Семья дружно замолчала и задумалась. Возразить было нечего. Действительно, монарх с таким описанием выглядел совсем не убедительно.
– Руководитель государства, – продолжил император после паузы, – может быть кем угодно – кровожадным маньяком, безумцем, просто дураком. Примеров в истории, как русской, так и мировой, – тьма, начиная с Нерона и заканчивая Петром Первым, спорно прозванным Великим. Он не имеет лишь права быть слабым – и этому также есть примеры. Вспомним французского Людовика Шестнадцатого – и чем он кончил. Вначале слабость распознают ближние и начинают её использовать в своих интересах, разумеется, порождая колебания внутренней политики и огромные злоупотребления. Эти два фактора начинают расшатывать государственный аппарат и, в конце концов, приводят его к крушению.
– Никки, в фельетоне не даются рецепты лечения этого недуга, – подал голос Сандро.
– Это потому, что автор сам боится их озвучить, – недобро усмехнулся император. – На словах все хотят строгого руководителя, но только для соседа, а не для себя. Особенно это относится к дворянскому сословию… Кстати, характерно, что из всех вариантов наименования русской элиты в языке закрепилось именно слово «дворяне». В испанском и итальянском языке таких людей называли кавалерами (caballero, cavaliere), подчеркивая таким образом, что рыцари сражались верхом, а не в пешем строю. А для русской элиты ключевым моментом стала близость ко двору, а значит, к телу господина – князя или царя. И язык зафиксировал эту особенность российской жизни. Они первые стонут от любой строгости и одновременно презирают того, кто покупает их послаблениями.

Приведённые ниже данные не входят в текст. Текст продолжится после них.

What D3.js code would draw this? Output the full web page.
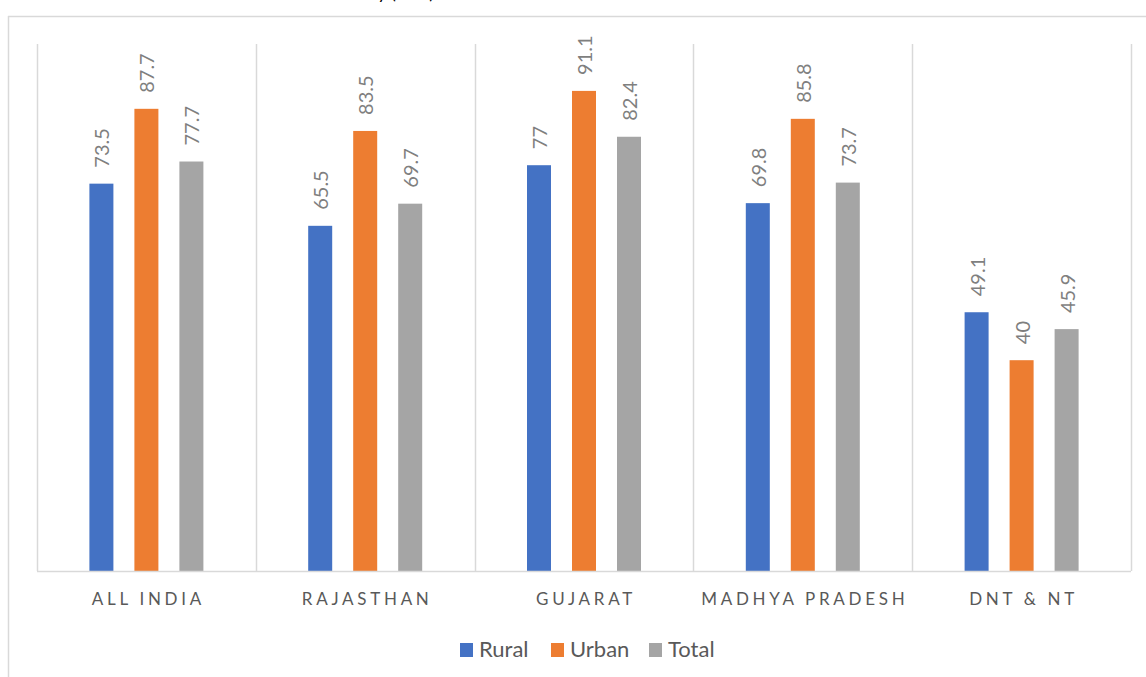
<!DOCTYPE html>
<html>
<head>
<meta charset="utf-8">
<script src="https://cdn.jsdelivr.net/npm/d3@7"></script>
<style>
  body { margin: 0; background: #fff; }
  svg { display: block; font-family: Lato, "Open Sans", sans-serif; }
</style>
</head>
<body>
<div id="chart"></div>
<script>
// Data
const categories = ["ALL INDIA", "RAJASTHAN", "GUJARAT", "MADHYA PRADESH", "DNT & NT"];
const seriesNames = ["Rural", "Urban", "Total"];
const rural = [73.5, 65.5, 77, 69.8, 49.1];
const urban = [87.7, 83.5, 91.1, 85.8, 40];
const total = [77.7, 69.7, 82.4, 73.7, 45.9];
const colors = ["#4472C4", "#ED7D31", "#A5A5A5"];

const W = 1146, H = 677;
const plot = { left: 37, right: 1131, top: 44, bottom: 571 };

const svg = d3.select("#chart").append("svg")
    .attr("width", W)
    .attr("height", H);

// Outer frame (only top and left edges visible)
svg.append("line")
    .attr("x1", 8).attr("x2", W).attr("y1", 16.5).attr("y2", 16.5)
    .attr("stroke", "#d9d9d9").attr("stroke-width", 1.5);
svg.append("line")
    .attr("x1", 8.5).attr("x2", 8.5).attr("y1", 16).attr("y2", H)
    .attr("stroke", "#d9d9d9").attr("stroke-width", 1.5);

// Title sits above the crop, only descenders reach the top edge
svg.append("text")
    .attr("x", 434).attr("y", -1.5)
    .attr("text-anchor", "end")
    .attr("font-size", 18)
    .attr("fill", "#000")
    .text("Literacy (in %)");

// Scales
const x0 = d3.scaleBand()
    .domain(categories)
    .range([plot.left, plot.right]);

const x1 = d3.scaleBand()
    .domain(seriesNames)
    .range([0, 114])
    .paddingInner(21 / 45);

const y = d3.scaleLinear()
    .domain([0, 100])
    .range([plot.bottom, plot.top]);

const colorScale = d3.scaleOrdinal().domain(seriesNames).range(colors);

// Category separators
const seps = categories.map(c => x0(c)).concat([plot.right]);
svg.selectAll(".sep")
    .data(seps)
    .enter().append("line")
    .attr("class", "sep")
    .attr("x1", d => Math.round(d) + 0.5)
    .attr("x2", d => Math.round(d) + 0.5)
    .attr("y1", y(100))
    .attr("y2", y(0))
    .attr("stroke", "#d9d9d9")
    .attr("stroke-width", 1.5);

// Bars
const rows = categories.map((c, i) => ({
    category: c,
    values: [
        { name: "Rural", value: rural[i] },
        { name: "Urban", value: urban[i] },
        { name: "Total", value: total[i] }
    ]
}));

const groups = svg.selectAll(".group")
    .data(rows)
    .enter().append("g")
    .attr("class", "group")
    .attr("transform", d => "translate(" + (x0(d.category) + (x0.bandwidth() - 114) / 2) + ",0)");

groups.selectAll("rect")
    .data(d => d.values)
    .enter().append("rect")
    .attr("x", d => x1(d.name))
    .attr("width", x1.bandwidth())
    .attr("y", d => y(d.value))
    .attr("height", d => y(0) - y(d.value))
    .attr("fill", d => colorScale(d.name));

// Value labels (rotated)
groups.selectAll(".val")
    .data(d => d.values)
    .enter().append("text")
    .attr("class", "val")
    .attr("transform", d => "translate(" + (x1(d.name) + x1.bandwidth() / 2 + 1) + "," + (y(d.value) - 16) + ") rotate(-90)")
    .attr("dy", "0.35em")
    .attr("text-anchor", "start")
    .attr("font-size", 20)
    .attr("fill", "#7f7f7f")
    .text(d => d.value);

// X axis line
svg.append("line")
    .attr("x1", plot.left).attr("x2", plot.right)
    .attr("y1", y(0) + 0.5).attr("y2", y(0) + 0.5)
    .attr("stroke", "#d9d9d9")
    .attr("stroke-width", 1.5);

// Category labels
svg.selectAll(".cat")
    .data(categories)
    .enter().append("text")
    .attr("class", "cat")
    .attr("x", d => x0(d) + x0.bandwidth() / 2 + 2)
    .attr("y", 605)
    .attr("text-anchor", "middle")
    .attr("font-size", 17)
    .attr("letter-spacing", "3.7px")
    .attr("fill", "#595959")
    .text(d => d);

// Legend
const legendX = [460, 551, 649];
const legend = svg.selectAll(".legend")
    .data(seriesNames)
    .enter().append("g")
    .attr("class", "legend")
    .attr("transform", (d, i) => "translate(" + legendX[i] + ",643)");

legend.append("rect")
    .attr("width", 13)
    .attr("height", 14)
    .attr("fill", colorScale);

legend.append("text")
    .attr("x", 19)
    .attr("y", 14)
    .attr("font-size", 22)
    .attr("fill", "#595959")
    .text(d => d);
</script>
</body>
</html>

– И где же выход? Как найти золотую середину? – жалобно спросила Ксения, беспомощно переводя взгляд с брата на мать.
– Выход в том, чтобы вообще не обращать внимания на слова, – улыбнулся император, – только на дела. Практика – критерий истины, всё остальное – суета сует. Что касается дворян… Они у нас по умолчанию должны считаться лучшими – более умелыми, более справедливыми, более ответственными, чем остальные. Вот и надо вернуть сословию его прежнее значение, вычистив оттуда бездельников-тунеядцев и набрав действительно лучших. Таких, чтобы каждый подтвердил – да, вот это действительно образец! В конце концов, породистая собака, скажем, гончая чистых кровей, ценится не за то, что её дедушка-бабушка были заслуженными псами, а за прекрасные охотничьи качества. Так и истинный русский дворянин – это не просто порода, не завсегдатай дворянских собраний и помещичьих балов, не содержатель псарни и зачинщик шумных, хмельных псовых охот, не модный денди, убегающий от скуки за границу. Нет, истинный русский дворянин – это, перво-наперво, воин-защитник, а когда надо – мудрый посредник меж высшей государственной властью и простыми людьми, отстаивающий их интересы и перед внешним врагом, и перед чиновниками. За это крестьяне его и содержали. Так в идеале задумывалось дворянское сословие.